Thu, August 30, 9:00 to 10:30am, ICC, E3.2

Abstract

Assisted reproductive technologies (ART) are known to have expanded the definition of family and taken kindship from the domain of the personal to that of the global, involving actors and technologies dispersed across a transnational ‘reproscape’. Uterine transplantation or womb donation is a recent iteration of ART which, unlike any other third party reproductive procedures, aims to provide a cure to complete uterine factor infertility. However, this procedure goes a step further: in permanently severing a healthy though dormant organ (i.e. the uterus) from a woman’s body, it carries with it (despite its revolutionary potential) unknown and therefore considerable risks for both donor and recipient.
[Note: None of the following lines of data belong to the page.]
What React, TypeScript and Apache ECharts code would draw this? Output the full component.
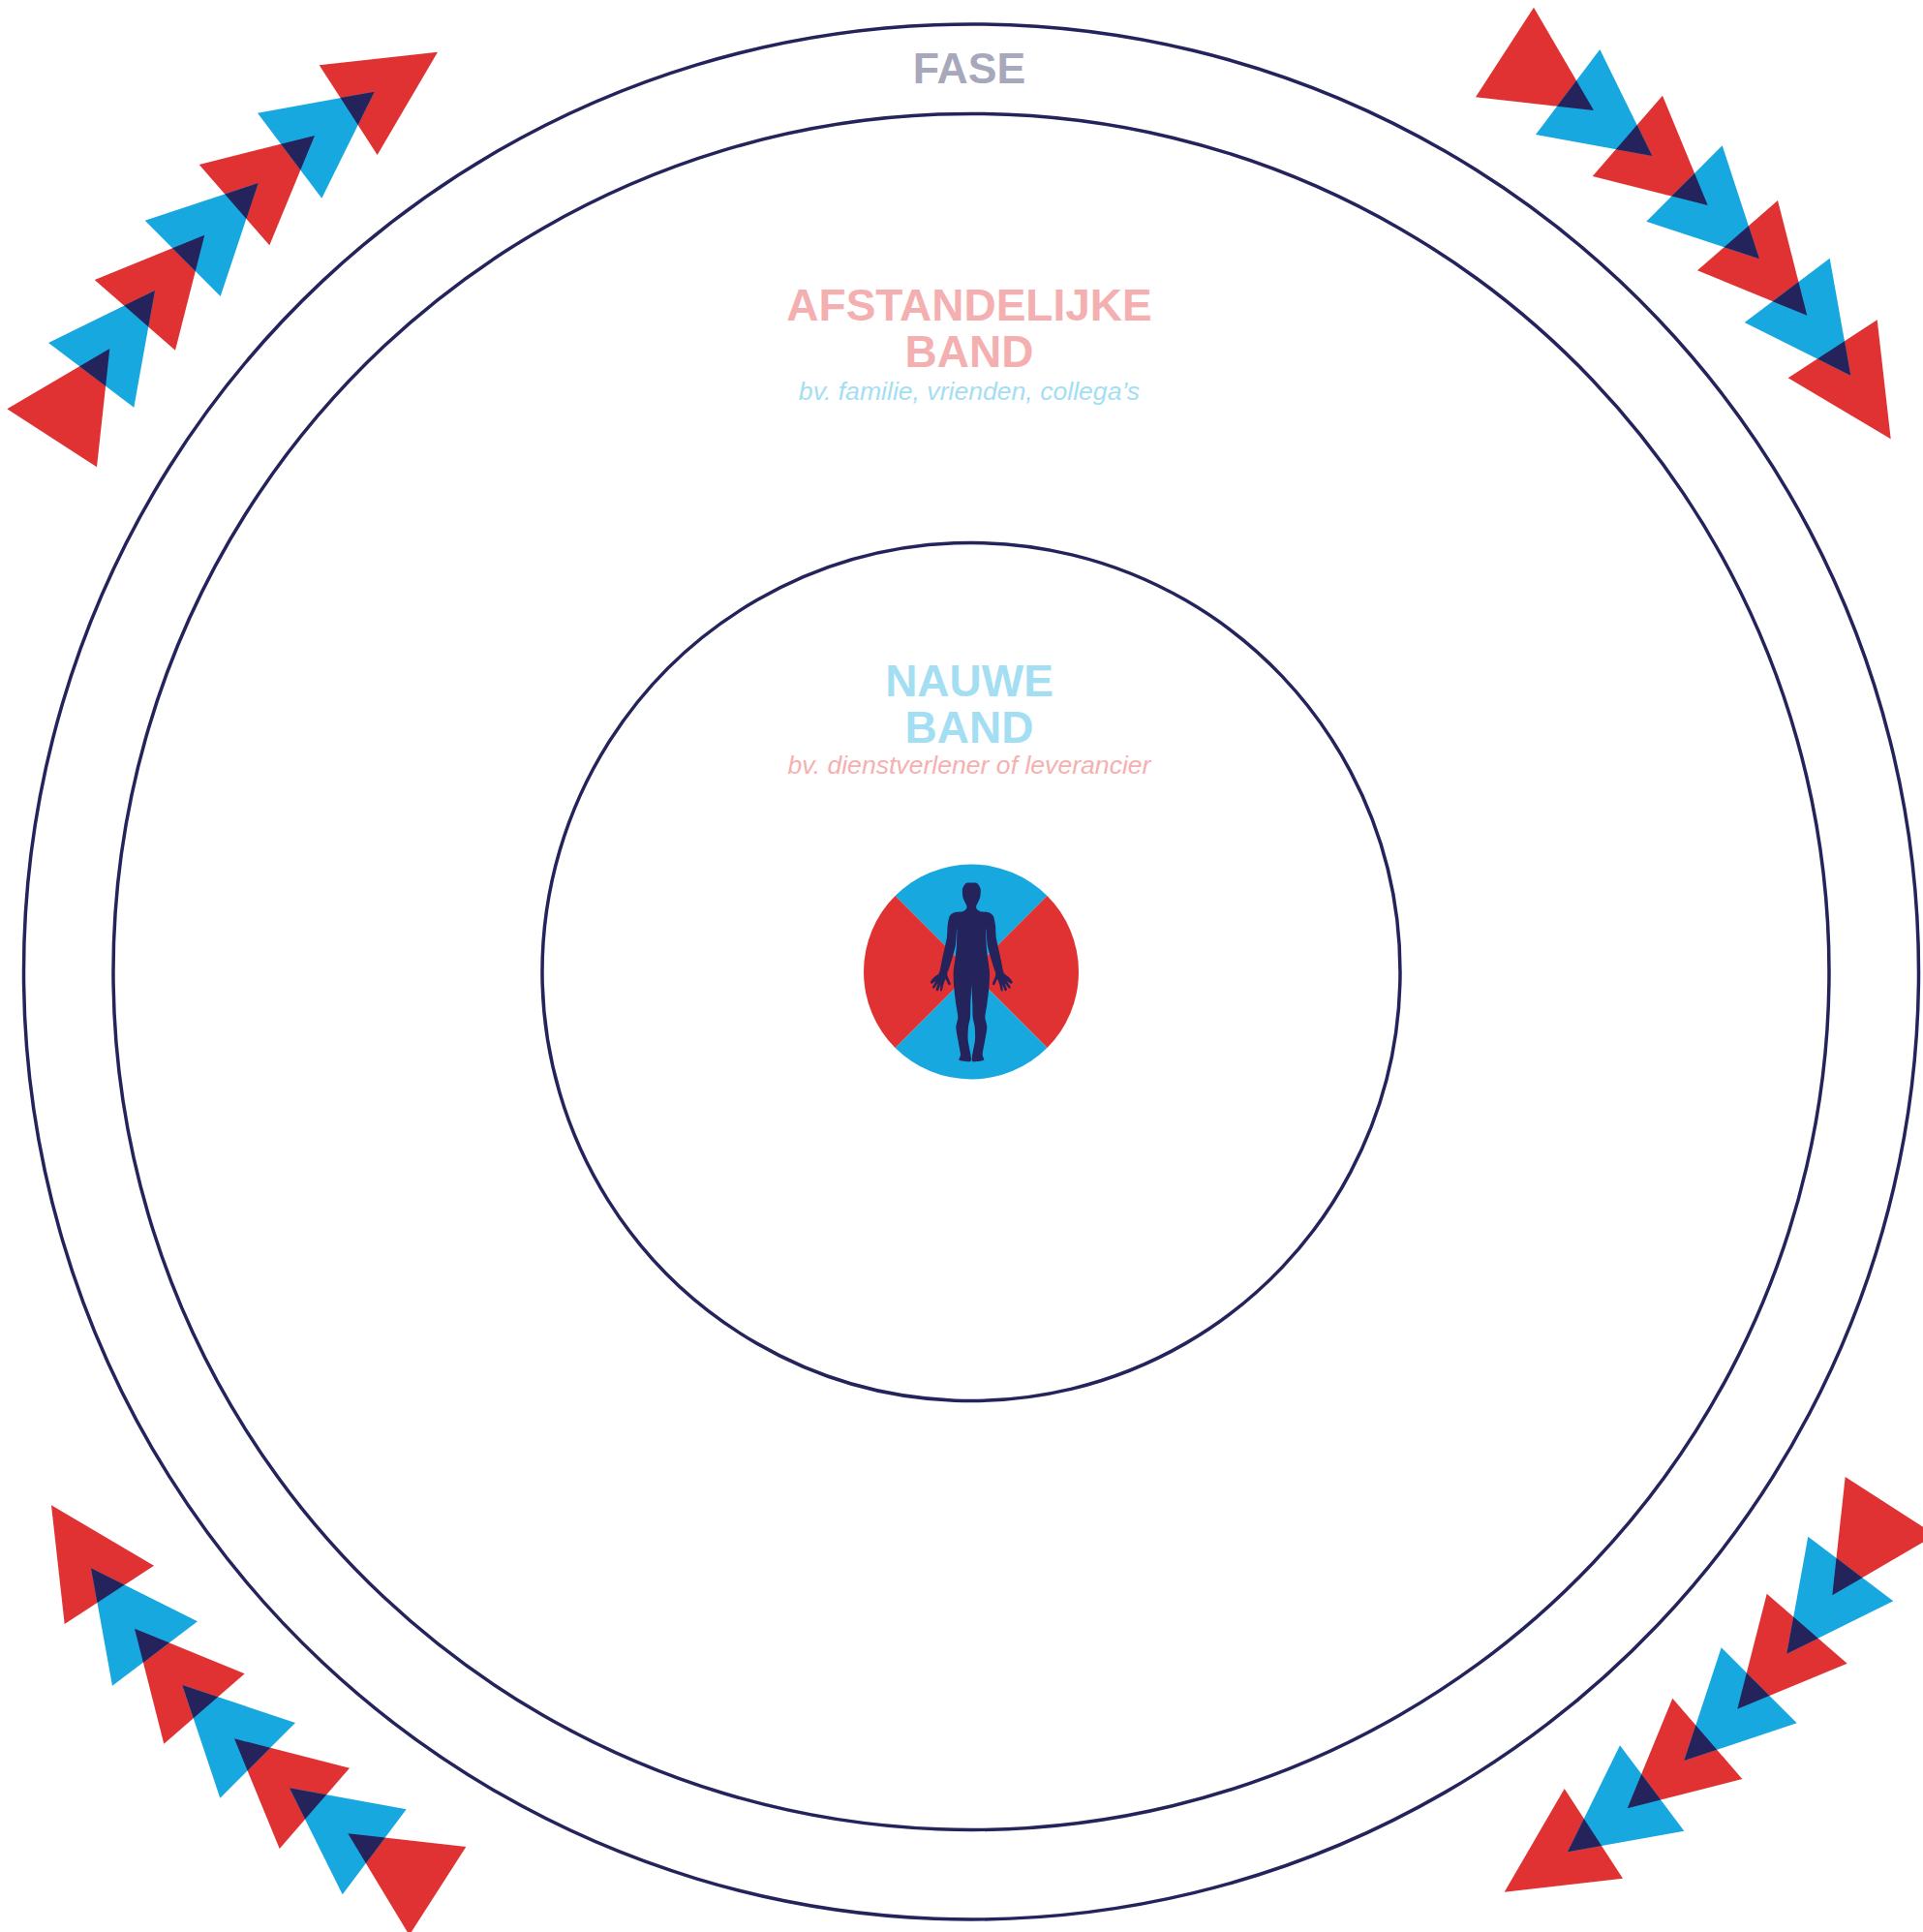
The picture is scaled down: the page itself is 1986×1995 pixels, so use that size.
import React, { useEffect, useRef } from "react";
import * as echarts from "echarts";

const WIDTH = 1986;
const HEIGHT = 1995;
const RED = "#e03233";
const BLUE = "#18a8e0";
const DARK = "#24235c";

// rings: centre x, centre y, radius
const rings = [
  [1003, 1003.5, 978.5],
  [1003, 1003.5, 886],
  [1003, 1003.5, 443],
];

const wheelSlices = [
  { name: "boven", value: 1, color: BLUE },
  { name: "rechts", value: 1, color: RED },
  { name: "onder", value: 1, color: BLUE },
  { name: "links", value: 1, color: RED },
];

// chains of triangles (page pixels)
const topLeftChain = [
  [7.3, 422.3, 100, 482.3, 113.3, 360],
  [50, 354, 138.3, 420.7, 160, 300],
  [97.7, 289, 181, 361.7, 211.3, 242.7],
  [149.7, 227.7, 227.7, 306, 266.7, 189],
  [205.7, 170, 278.3, 253.3, 325, 140],
  [266, 116.7, 332.3, 204.7, 386.7, 94.7],
  [329.7, 67.3, 389.7, 160, 452, 53.7],
];
const topRightChain = [
  [1524, 100.3, 1584, 7.7, 1646, 114],
  [1586, 139, 1652.3, 51, 1706.3, 161],
  [1644.7, 182, 1717, 98.7, 1763.7, 212],
  [1700.3, 228.7, 1778.7, 150.3, 1817, 267.3],
  [1753, 279.3, 1836, 207, 1866.3, 325.7],
  [1801.7, 333, 1889.7, 266.7, 1911.3, 387.7],
  [1846.7, 390.3, 1938.7, 330.3, 1952.7, 453.3],
];
const bottomLeftChain = [
  [53, 1554.3, 159, 1616.7, 66.7, 1677],
  [94, 1619.3, 204, 1674.3, 116, 1740.7],
  [139, 1681.7, 252.7, 1728.3, 169.3, 1800.7],
  [188.3, 1740, 305, 1779, 227.3, 1856.7],
  [242, 1795.3, 361, 1825.7, 288.7, 1909],
  [299, 1846.3, 419.7, 1868.3, 353.7, 1956.3],
  [359.3, 1893.3, 481.3, 1907, 422.7, 1998.3],
];
const bottomRightChain = [
  [1905.7, 1525, 1999, 1585, 1892.3, 1647.3],
  [1867.3, 1586.7, 1955.3, 1653.3, 1845.3, 1707.7],
  [1824.7, 1645.7, 1907.7, 1717.7, 1794.3, 1764.7],
  [1777.7, 1701.3, 1855.7, 1779.3, 1739.3, 1818],
  [1727.3, 1753.7, 1799.3, 1837, 1680.7, 1867.3],
  [1673, 1802.3, 1739.3, 1890.7, 1619, 1912.3],
  [1615.7, 1847, 1676, 1939.7, 1553.7, 1953.7],
];
const chains = [topLeftChain, topRightChain, bottomLeftChain, bottomRightChain];

const phaseLabel = ["FASE"];
const farLabels = ["AFSTANDELIJKE", "BAND"];
const farExample = ["bv. familie, vrienden, collega\u2019s"];
const nearLabels = ["NAUWE", "BAND"];
const nearExample = ["bv. dienstverlener of leverancier"];

// right half of the figure, top of the head to the crotch (3x crop of the wheel)
const figureHalf = [
  [430, 153], [448, 155], [458, 172], [457, 196], [452, 210], [445, 224], [446, 234], [458, 242],
  [484, 245], [498, 257], [504, 285], [506, 320], [512, 350], [522, 395], [530, 432], [545, 445],
  [557, 460], [553, 466], [541, 458], [551, 476], [546, 480], [534, 465], [540, 484], [534, 488],
  [526, 470], [527, 487], [522, 488], [516, 466], [510, 452], [502, 468], [497, 470], [495, 465],
  [503, 445], [505, 434], [497, 410], [488, 380], [479, 345], [476, 300], [475, 300], [476, 345],
  [480, 385], [486, 430], [484, 480], [478, 530], [472, 570], [478, 600], [472, 640], [464, 685],
  [468, 703], [434, 707], [432, 690], [441, 640], [440, 600], [434, 570], [433, 530], [431, 490],
  [430, 470],
];

function figurePath() {
  const right = figureHalf.map(([x, y]) => [860 + x / 3, 860.5 + y / 3]);
  const left = figureHalf
    .slice(1, -1)
    .reverse()
    .map(([x, y]) => [860 + (860 - x) / 3, 860.5 + y / 3]);
  const pts = right.concat(left);
  const n = pts.length;
  let d = `M${pts[0][0].toFixed(2)} ${pts[0][1].toFixed(2)}`;
  for (let i = 0; i < n; i++) {
    const p0 = pts[(i - 1 + n) % n];
    const p1 = pts[i];
    const p2 = pts[(i + 1) % n];
    const p3 = pts[(i + 2) % n];
    const k = 1 / 8;
    d += `C${(p1[0] + (p2[0] - p0[0]) * k).toFixed(2)} ${(p1[1] + (p2[1] - p0[1]) * k).toFixed(2)} ${(p2[0] - (p3[0] - p1[0]) * k).toFixed(2)} ${(p2[1] - (p3[1] - p1[1]) * k).toFixed(2)} ${p2[0].toFixed(2)} ${p2[1].toFixed(2)}`;
  }
  return d + "Z";
}

function toPoints(row: number[]) {
  return [
    [row[0], row[1]],
    [row[2], row[3]],
    [row[4], row[5]],
  ];
}

// Sutherland-Hodgman: part of triangle a inside triangle b
function clipTriangle(a: number[][], b: number[][]) {
  const area =
    (b[1][0] - b[0][0]) * (b[2][1] - b[0][1]) - (b[1][1] - b[0][1]) * (b[2][0] - b[0][0]);
  const sign = area > 0 ? 1 : -1;
  let out = a;
  for (let i = 0; i < 3; i++) {
    const p = b[i];
    const q = b[(i + 1) % 3];
    const side = (v: number[]) =>
      sign * ((q[0] - p[0]) * (v[1] - p[1]) - (q[1] - p[1]) * (v[0] - p[0]));
    const next: number[][] = [];
    for (let j = 0; j < out.length; j++) {
      const s = out[j];
      const e = out[(j + 1) % out.length];
      const ss = side(s);
      const se = side(e);
      if (ss >= 0) next.push(s);
      if (ss >= 0 !== se >= 0) {
        const t = ss / (ss - se);
        next.push([s[0] + (e[0] - s[0]) * t, s[1] + (e[1] - s[1]) * t]);
      }
    }
    out = next;
    if (!out.length) break;
  }
  return out;
}

const redTriangles = chains.flatMap((c) => c.filter((_, i) => i % 2 === 0));
const blueTriangles = chains.flatMap((c) => c.filter((_, i) => i % 2 === 1));
const overlaps = chains.flatMap((c) =>
  c.slice(1).map((row, i) => clipTriangle(toPoints(row), toPoints(c[i])).flat()),
);

function polygonSeries(rows: number[][], fill: string, z: number) {
  return {
    type: "custom",
    coordinateSystem: "cartesian2d",
    silent: true,
    z,
    data: rows.map((row) => [row[0], row[1]]),
    renderItem: (params: any, api: any) => {
      const row = rows[params.dataIndex];
      const points: number[][] = [];
      for (let i = 0; i < row.length; i += 2) {
        points.push(api.coord([row[i], row[i + 1]]));
      }
      return { type: "polygon", shape: { points }, style: { fill } };
    },
  };
}

function textItem(text: string, y: number, fontSize: number, fill: string, bold: boolean) {
  return {
    type: "text",
    z: 20,
    silent: true,
    x: 1001,
    y,
    style: {
      text,
      fill,
      fontFamily: '"Liberation Sans", Arial, sans-serif',
      fontSize,
      fontWeight: bold ? "bold" : "normal",
      fontStyle: bold ? "normal" : "italic",
      textAlign: "center",
      textVerticalAlign: "middle",
    },
  };
}

export default function App() {
  const ref = useRef<HTMLDivElement>(null);
  useEffect(() => {
    if (!ref.current) return;
    const chart = echarts.init(ref.current, null, { renderer: "svg" });
    echarts.graphic.registerShape("figure", echarts.graphic.extendPath(figurePath(), {}) as any);
    chart.setOption({
      animation: false,
      backgroundColor: "#ffffff",
      grid: { left: 0, right: 0, top: 0, bottom: 0 },
      xAxis: { type: "value", min: 0, max: WIDTH, show: false },
      yAxis: { type: "value", min: 0, max: HEIGHT, inverse: true, show: false },
      tooltip: { show: false },
      series: [
        {
          type: "custom",
          coordinateSystem: "cartesian2d",
          silent: true,
          z: 1,
          data: rings,
          renderItem: (_p: any, api: any) => {
            const c = api.coord([api.value(0), api.value(1)]);
            const r = api.size([api.value(2), 0])[0];
            return {
              type: "circle",
              shape: { cx: c[0], cy: c[1], r },
              style: { fill: "none", stroke: DARK, lineWidth: 3.5 },
            };
          },
        },
        polygonSeries(redTriangles, RED, 2),
        polygonSeries(blueTriangles, BLUE, 2),
        polygonSeries(overlaps, DARK, 3),
        {
          type: "pie",
          silent: true,
          z: 4,
          center: [1003, 1003.5],
          radius: [0, 111],
          startAngle: 135,
          label: { show: false },
          labelLine: { show: false },
          emphasis: { disabled: true },
          data: wheelSlices.map((s) => ({
            name: s.name,
            value: s.value,
            itemStyle: { color: s.color },
          })),
        },
      ],
      graphic: {
        elements: [
          { type: "figure", z: 10, silent: true, style: { fill: DARK } },
          textItem(phaseLabel[0], 70, 44.6, "#a8a8bd", true),
          textItem(farLabels[0], 314.5, 46, "#f4b0b0", true),
          textItem(farLabels[1], 362.5, 46, "#f4b0b0", true),
          textItem(farExample[0], 403.5, 26.6, "#a3def3", false),
          textItem(nearLabels[0], 702.5, 46, "#a3def3", true),
          textItem(nearLabels[1], 750.5, 46, "#a3def3", true),
          textItem(nearExample[0], 790, 26.6, "#f6b0b0", false),
        ],
      },
    } as any);
    return () => chart.dispose();
  }, []);
  return (
    <div
      ref={ref}
      style={{ position: "absolute", left: 0, top: 0, width: WIDTH, height: HEIGHT }}
    />
  );
}
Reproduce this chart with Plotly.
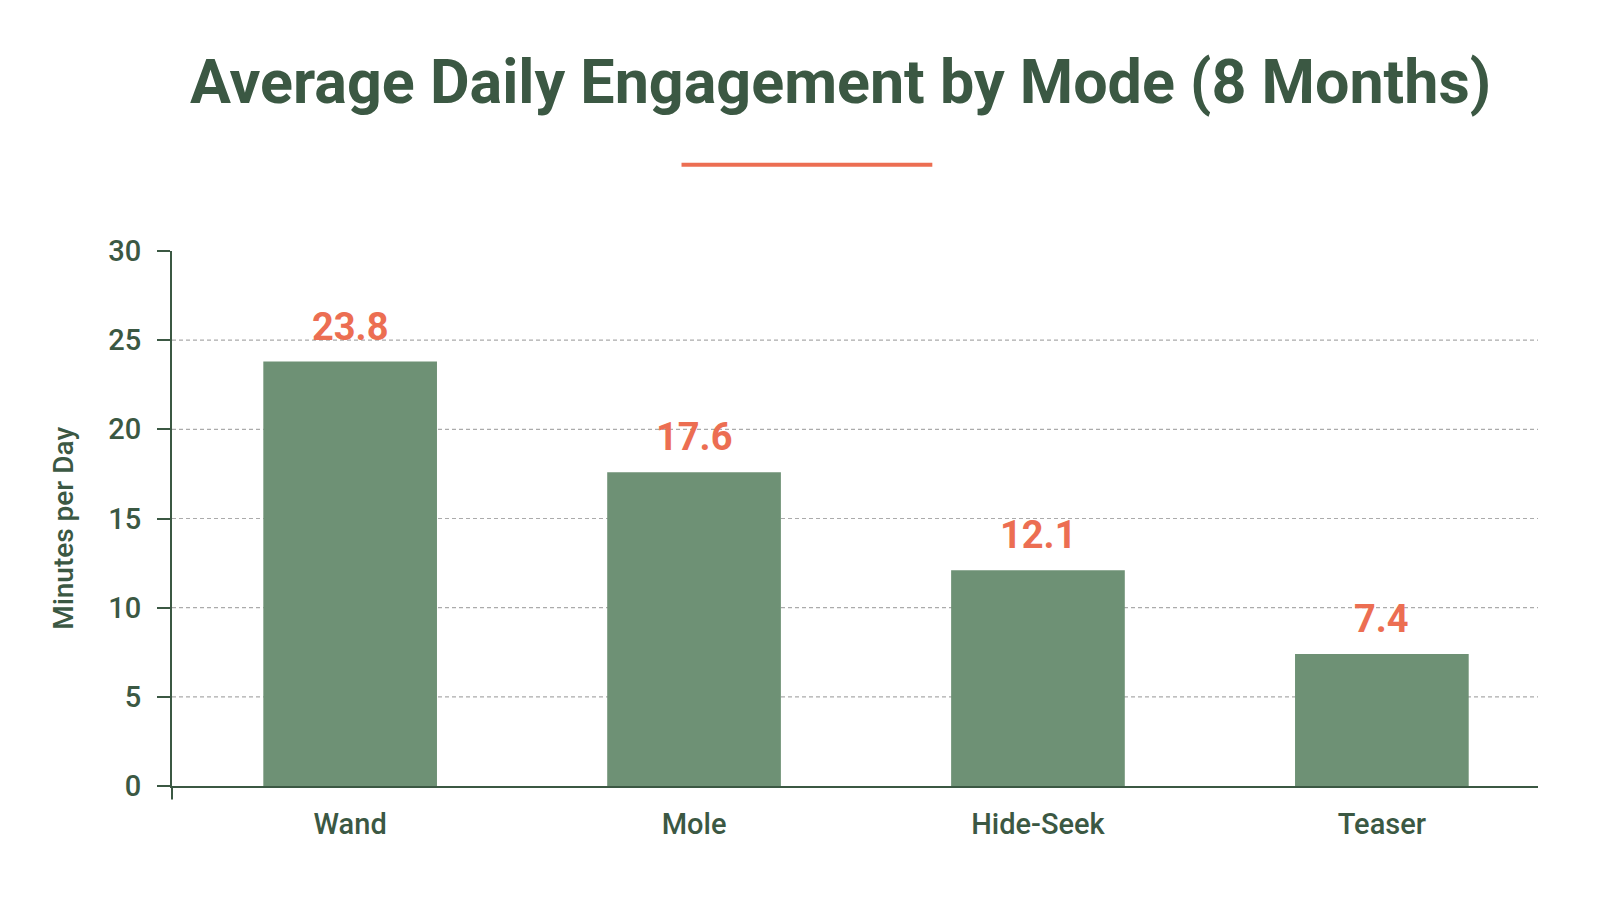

Various rounds of uterine transplants trials are currently ongoing in countries such as the USA, China, the UK, India and others, however, it remains unclear how this technique will be adopted in practice within particular localities; how markets around this novel technology will emerge; accommodate the social relations and emerging intimacies that it generates; or transform existing conceptions of family constitution and kinship. This paper offers a discourse analysis of the scientific communications and social commentaries that attended the success of the first uterine transplant trails to examine how conceptions of the risks and hopes that it evokes are explicated. The paper explores how its promise to reverse infertility and reinstate one’s biological potential to reproduce and build family informs the political economy and marketisation of such a ‘technology of hope’.